Jede Zelle hat übrigens eine Nummer. Zu jeder Zelle mit Nummer gehört eine Kiste mit derselben Zahl. In diese Kisten kommen alle Habseligkeiten der Gefangenen, die sie als Waffen nutzen oder mit denen sie sich selbst etwas antun könnten. Die Männer und Frauen, die hier landen, werden zu ihrem eigenen Schutz übrigens auch regelmäßig kontrolliert. „Wir hatten hier auch Suizidversuche, aber zum Glück keinen mit tödlichem Ausgang“, ist Kikol froh.
Zum Polizeigewahrsamsdienst, wie es korrekt heißt, gehören mit dem Dienstellenleiter Norbert Kikol neun Beamte.
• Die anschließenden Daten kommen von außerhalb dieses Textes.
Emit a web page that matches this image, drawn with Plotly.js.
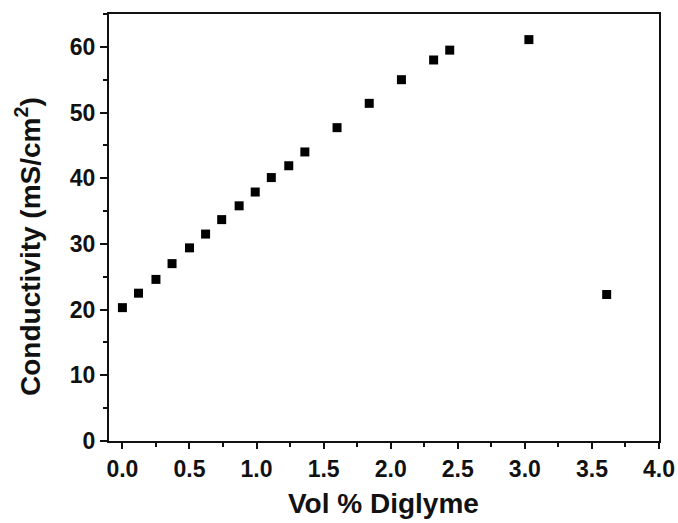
<!DOCTYPE html>
<html>
<head>
<meta charset="utf-8">
<script src="https://cdn.plot.ly/plotly-3.0.1.min.js"></script>
<style>html,body{margin:0;padding:0;background:#fff}#chart{width:678px;height:523px}</style>
</head>
<body>
<div id="chart"></div>
<script>
var volDiglyme = [0.0, 0.12, 0.25, 0.37, 0.50, 0.62, 0.74, 0.87, 0.99, 1.11, 1.24, 1.36, 1.60, 1.84, 2.08, 2.32, 2.44, 3.03, 3.61];
var conductivity = [20.3, 22.5, 24.6, 27.0, 29.4, 31.5, 33.7, 35.8, 37.9, 40.1, 41.9, 44.0, 47.7, 51.4, 55.0, 58.0, 59.5, 61.1, 22.3];
var xTickVals = [0, 0.5, 1, 1.5, 2, 2.5, 3, 3.5, 4];
var xTickText = ["0.0", "0.5", "1.0", "1.5", "2.0", "2.5", "3.0", "3.5", "4.0"];
var yTickVals = [0, 10, 20, 30, 40, 50, 60];
var xTitle = "Vol % Diglyme";
var yTitle = "Conductivity (mS/cm<sup>2</sup>)";

var font = "Liberation Sans, Arial, sans-serif";
var W = 678, H = 523, ML = 109, MR = 19, MT = 14, MB = 82;
var PW = W - ML - MR, PH = H - MT - MB;
var trace = {
  x: volDiglyme, y: conductivity, type: "scatter", mode: "markers",
  marker: {symbol: "square", size: 9, color: "#000"},
  cliponaxis: false
};
var layout = {
  width: W, height: H,
  margin: {l: ML, r: MR, t: MT, b: MB},
  paper_bgcolor: "#fff", plot_bgcolor: "#fff",
  showlegend: false,
  font: {family: font, color: "#111"},
  xaxis: {
    range: [-0.1, 4.0], tickmode: "array", tickvals: xTickVals, ticktext: xTickText,
    ticks: "outside", ticklen: 6, tickwidth: 2, tickcolor: "#111",
    showline: true, linewidth: 2, linecolor: "#111", mirror: true,
    showgrid: false, zeroline: false,
    tickfont: {family: font, size: 23, weight: "bold", color: "#111"},
    minor: {ticks: "outside", dtick: 0.25, tick0: 0, ticklen: 4, tickwidth: 2, tickcolor: "#111", showgrid: false},
    automargin: false
  },
  yaxis: {
    range: [0, 65], tickmode: "array", tickvals: yTickVals,
    ticks: "outside", ticklen: 7, tickwidth: 2, tickcolor: "#111",
    showline: true, linewidth: 2, linecolor: "#111", mirror: true,
    showgrid: false, zeroline: false,
    tickfont: {family: font, size: 23, weight: "bold", color: "#111"},
    minor: {ticks: "outside", dtick: 5, tick0: 0, ticklen: 4, tickwidth: 2, tickcolor: "#111", showgrid: false},
    automargin: false
  },
  annotations: [
    {text: xTitle, xref: "paper", yref: "paper", x: (383 - ML) / PW, y: (H - MB - 503) / PH,
     xanchor: "center", yanchor: "middle", showarrow: false,
     font: {family: font, size: 28, weight: "bold", color: "#111"}},
    {text: yTitle, xref: "paper", yref: "paper", x: (28 - ML) / PW, y: (H - MB - 247) / PH,
     xanchor: "center", yanchor: "middle", showarrow: false, textangle: -90,
     font: {family: font, size: 28, weight: "bold", color: "#111"}}
  ]
};
Plotly.newPlot("chart", [trace], layout, {displayModeBar: false, staticPlot: true});
</script>
</body>
</html>
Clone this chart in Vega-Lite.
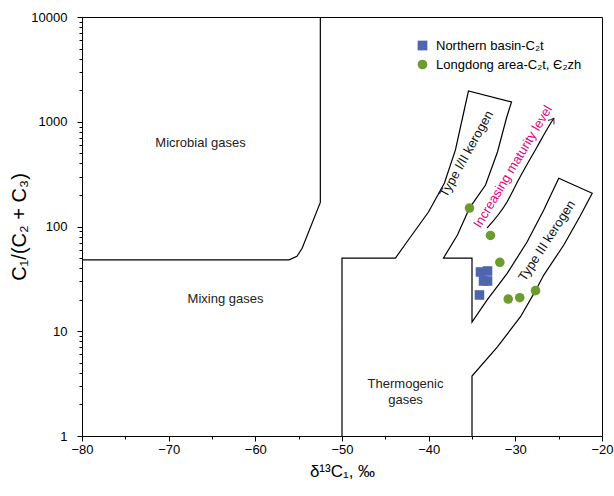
{
  "$schema": "https://vega.github.io/schema/vega-lite/v6.json",
  "width": 520,
  "height": 419,
  "autosize": {"type": "none"},
  "padding": {"left": 82, "top": 17, "right": 12, "bottom": 60},
  "config": {
    "view": {"stroke": "black", "strokeWidth": 1},
    "font": "Liberation Sans",
    "axis": {
      "grid": false,
      "domainColor": "black",
      "domainWidth": 1,
      "tickColor": "black",
      "tickWidth": 1,
      "labelColor": "black",
      "labelFont": "Liberation Sans",
      "labelFontSize": 13,
      "titleColor": "black",
      "titleFont": "Liberation Sans",
      "titleFontWeight": "normal",
      "labelOverlap": false,
      "labelFlush": false
    },
    "legend": {
      "labelFont": "Liberation Sans",
      "labelFontSize": 13,
      "labelColor": "black",
      "symbolSize": 95,
      "symbolStrokeWidth": 0,
      "rowPadding": 5,
      "labelOffset": 7,
      "padding": 0
    }
  },
  "datasets": {
    "boundaries": [
      {"seg": "microbial", "i": 0, "x": -80, "y": 48},
      {"seg": "microbial", "i": 1, "x": -56.1, "y": 48},
      {"seg": "microbial", "i": 2, "x": -55.2, "y": 52},
      {"seg": "microbial", "i": 3, "x": -54.6, "y": 62},
      {"seg": "microbial", "i": 4, "x": -52.5, "y": 170},
      {"seg": "microbial", "i": 5, "x": -52.5, "y": 10000},
      {"seg": "kerogen", "i": 0, "x": -50, "y": 1},
      {"seg": "kerogen", "i": 1, "x": -50, "y": 50},
      {"seg": "kerogen", "i": 2, "x": -43.83, "y": 50},
      {"seg": "kerogen", "i": 3, "x": -42.1, "y": 79.4},
      {"seg": "kerogen", "i": 4, "x": -40.02, "y": 137.5},
      {"seg": "kerogen", "i": 5, "x": -38.18, "y": 260},
      {"seg": "kerogen", "i": 6, "x": -36.91, "y": 538},
      {"seg": "kerogen", "i": 7, "x": -36.1, "y": 1086},
      {"seg": "kerogen", "i": 8, "x": -35.41, "y": 1966},
      {"seg": "kerogen", "i": 9, "x": -30.44, "y": 1543},
      {"seg": "kerogen", "i": 10, "x": -31.02, "y": 1086},
      {"seg": "kerogen", "i": 11, "x": -32.06, "y": 514},
      {"seg": "kerogen", "i": 12, "x": -33.44, "y": 249},
      {"seg": "kerogen", "i": 13, "x": -35.29, "y": 150},
      {"seg": "kerogen", "i": 14, "x": -36.68, "y": 83},
      {"seg": "kerogen", "i": 15, "x": -38.29, "y": 50},
      {"seg": "kerogen", "i": 16, "x": -35, "y": 50},
      {"seg": "kerogen", "i": 17, "x": -35, "y": 12.26},
      {"seg": "kerogen", "i": 18, "x": -33.25, "y": 19.9},
      {"seg": "kerogen", "i": 19, "x": -30.94, "y": 35.7},
      {"seg": "kerogen", "i": 20, "x": -28.63, "y": 71.6},
      {"seg": "kerogen", "i": 21, "x": -26.72, "y": 143.7},
      {"seg": "kerogen", "i": 22, "x": -24.99, "y": 288.5},
      {"seg": "kerogen", "i": 23, "x": -21.13, "y": 207.5},
      {"seg": "kerogen", "i": 24, "x": -22.58, "y": 123.2},
      {"seg": "kerogen", "i": 25, "x": -24.41, "y": 66.6},
      {"seg": "kerogen", "i": 26, "x": -26.72, "y": 34.4},
      {"seg": "kerogen", "i": 27, "x": -27.67, "y": 24.4},
      {"seg": "kerogen", "i": 28, "x": -29.4, "y": 13.77},
      {"seg": "kerogen", "i": 29, "x": -32.09, "y": 7.07},
      {"seg": "kerogen", "i": 30, "x": -35, "y": 3.74},
      {"seg": "kerogen", "i": 31, "x": -35, "y": 1}
    ],
    "arrow": [
      {"i": 0, "x": -33.25, "y": 96.8},
      {"i": 1, "x": -30.94, "y": 172.5},
      {"i": 2, "x": -29.64, "y": 277.9},
      {"i": 3, "x": -27.48, "y": 578},
      {"i": 4, "x": -26.17, "y": 897},
      {"i": 5, "x": -25.56, "y": 1079}
    ],
    "samples": [
      {"group": "Northern basin-C₂t", "x": -34.02, "y": 36.8},
      {"group": "Northern basin-C₂t", "x": -33.21, "y": 37.6},
      {"group": "Northern basin-C₂t", "x": -33.21, "y": 30.2},
      {"group": "Northern basin-C₂t", "x": -33.67, "y": 30.2},
      {"group": "Northern basin-C₂t", "x": -34.14, "y": 22.2},
      {"group": "Longdong area-C₂t, Є₂zh", "x": -35.29, "y": 150},
      {"group": "Longdong area-C₂t, Є₂zh", "x": -32.87, "y": 82.1},
      {"group": "Longdong area-C₂t, Є₂zh", "x": -31.79, "y": 45.5},
      {"group": "Longdong area-C₂t, Є₂zh", "x": -30.82, "y": 20.3},
      {"group": "Longdong area-C₂t, Є₂zh", "x": -29.49, "y": 20.9},
      {"group": "Longdong area-C₂t, Є₂zh", "x": -27.67, "y": 24.4}
    ],
    "labels": [
      {"label": "Microbial gases", "x": -66.33, "y": 627},
      {"label": "Mixing gases", "x": -63.44, "y": 20.3},
      {"label": "Thermogenic\ngases", "x": -42.67, "y": 3.14},
      {"label": "Type I/II kerogen", "x": -35.64, "y": 492},
      {"label": "Type III kerogen", "x": -26.35, "y": 73},
      {"label": "Increasing maturity level", "x": -30.27, "y": 372}
    ]
  },
  "layer": [
    {
      "data": {"name": "boundaries"},
      "mark": {"type": "line", "color": "black", "strokeWidth": 1.2},
      "encoding": {
        "x": {
          "field": "x",
          "type": "quantitative",
          "scale": {"domain": [-80, -20], "nice": false, "zero": false},
          "axis": {
            "title": "δ¹³C₁, ‰",
            "titleFontSize": 17,
            "values": [-80, -75, -70, -65, -60, -55, -50, -45, -40, -35, -30, -25, -20],
            "format": "d",
            "labelExpr": "datum.value % 10 == 0 ? datum.label : ''",
            "tickSize": {"condition": {"test": "datum.value % 10 == 0", "value": 5}, "value": 3},
            "labelPadding": 2,
            "titlePadding": 7
          }
        },
        "y": {
          "field": "y",
          "type": "quantitative",
          "scale": {"type": "log", "domain": [1, 10000], "nice": false},
          "axis": {
            "title": "C₁/(C₂ + C₃)",
            "titleFontSize": 20,
            "values": [1, 2, 3, 4, 5, 6, 7, 8, 9, 10, 20, 30, 40, 50, 60, 70, 80, 90, 100, 200, 300, 400, 500, 600, 700, 800, 900, 1000, 2000, 3000, 4000, 5000, 6000, 7000, 8000, 9000, 10000],
            "format": "d",
            "labelExpr": "(datum.value == 1 || datum.value == 10 || datum.value == 100 || datum.value == 1000 || datum.value == 10000) ? datum.label : ''",
            "tickSize": {"condition": {"test": "datum.value == 1 || datum.value == 10 || datum.value == 100 || datum.value == 1000 || datum.value == 10000", "value": 5}, "value": 3},
            "labelPadding": 10,
            "titlePadding": 1
          }
        },
        "detail": {"field": "seg"},
        "order": {"field": "i", "type": "quantitative"}
      }
    },
    {
      "data": {"name": "arrow"},
      "mark": {"type": "line", "color": "black", "strokeWidth": 1.2, "interpolate": "monotone"},
      "encoding": {
        "x": {"field": "x", "type": "quantitative"},
        "y": {"field": "y", "type": "quantitative"},
        "order": {"field": "i", "type": "quantitative"}
      }
    },
    {
      "data": {"name": "arrow"},
      "transform": [{"filter": "datum.i == 5"}],
      "mark": {"type": "point", "shape": "M-0.7,1L0,0L0.7,1", "filled": false, "stroke": "black", "strokeWidth": 1.2, "size": 100, "angle": 33},
      "encoding": {
        "x": {"field": "x", "type": "quantitative"},
        "y": {"field": "y", "type": "quantitative"}
      }
    },
    {
      "data": {"name": "samples"},
      "mark": {"type": "point", "filled": true, "opacity": 1, "size": 92},
      "encoding": {
        "x": {"field": "x", "type": "quantitative"},
        "y": {"field": "y", "type": "quantitative"},
        "color": {
          "field": "group",
          "type": "nominal",
          "scale": {"domain": ["Northern basin-C₂t", "Longdong area-C₂t, Є₂zh"], "range": ["#4f65b0", "#6c9c2e"]},
          "legend": {"title": null, "orient": "none", "legendX": 334, "legendY": 22}
        },
        "shape": {
          "field": "group",
          "type": "nominal",
          "scale": {"domain": ["Northern basin-C₂t", "Longdong area-C₂t, Є₂zh"], "range": ["square", "circle"]},
          "legend": {"title": null, "orient": "none", "legendX": 334, "legendY": 22}
        }
      }
    },
    {
      "data": {"name": "labels"},
      "transform": [{"filter": "indexof(['Microbial gases', 'Mixing gases', 'Thermogenic\\ngases'], datum.label) >= 0"}],
      "mark": {"type": "text", "fontSize": 13, "color": "#222222", "lineBreak": "\n", "lineHeight": 16},
      "encoding": {
        "x": {"field": "x", "type": "quantitative"},
        "y": {"field": "y", "type": "quantitative"},
        "text": {"field": "label"}
      }
    },
    {
      "data": {"name": "labels"},
      "transform": [{"filter": "datum.label == 'Type I/II kerogen'"}],
      "mark": {"type": "text", "fontSize": 13, "color": "#111111", "angle": -61},
      "encoding": {
        "x": {"field": "x", "type": "quantitative"},
        "y": {"field": "y", "type": "quantitative"},
        "text": {"field": "label"}
      }
    },
    {
      "data": {"name": "labels"},
      "transform": [{"filter": "datum.label == 'Type III kerogen'"}],
      "mark": {"type": "text", "fontSize": 13, "color": "#111111", "angle": -57},
      "encoding": {
        "x": {"field": "x", "type": "quantitative"},
        "y": {"field": "y", "type": "quantitative"},
        "text": {"field": "label"}
      }
    },
    {
      "data": {"name": "labels"},
      "transform": [{"filter": "datum.label == 'Increasing maturity level'"}],
      "mark": {"type": "text", "fontSize": 13, "color": "#e4007f", "angle": -59},
      "encoding": {
        "x": {"field": "x", "type": "quantitative"},
        "y": {"field": "y", "type": "quantitative"},
        "text": {"field": "label"}
      }
    }
  ]
}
Davon haben jeweils zwei Dienst.
Die Leute, die in den Zellen landen, dürfen nicht länger als 48 Stunden festgehalten werden. Übrigens werden alle durchsucht, ehe sie in der Zelle landen. Frauen dürfen natürlich nur von Frauen durchsucht werden. Das machen dann Beamtinnen vom Tourendienst.
Wer länger bleibt, der bekommt selbstverständlich auch seine drei Mahlzeiten am Tag. Das Essen wird aus der benachbarten Zweigstelle der JVA geliefert. Im klassischen Henkelmann und „nur mit einem Löffel“, so Kikol.
Seit das Gewaltschutzgesetz geändert wurde, die Beamten auch gehalten sind, häusliche Gewalt zu verfolgen, sind es auch immer mehr renitente Ehemänner, die im Gewahrsam landen. Etwa, wenn sie sich nicht an das zehntägige Rückkehrverbot halten, das die Polizei aussprechen kann, wenn Männer gegenüber Frauen gewalttätig wurden.
Seltener geworden sind dagegen die „Stammkunden“, die es unter den Nichtsesshaften gab. „Wir hatten sogar mal einen hier, der wollte in eine Zelle, wir haben das abgelehnt, weil es keinen Grund dafür gab“, erzählt Kikol. Da habe der Mann gegenüber im Haus ein Fenster eingeschlagen. Und damit hatte er sein Bett im Gewahrsam.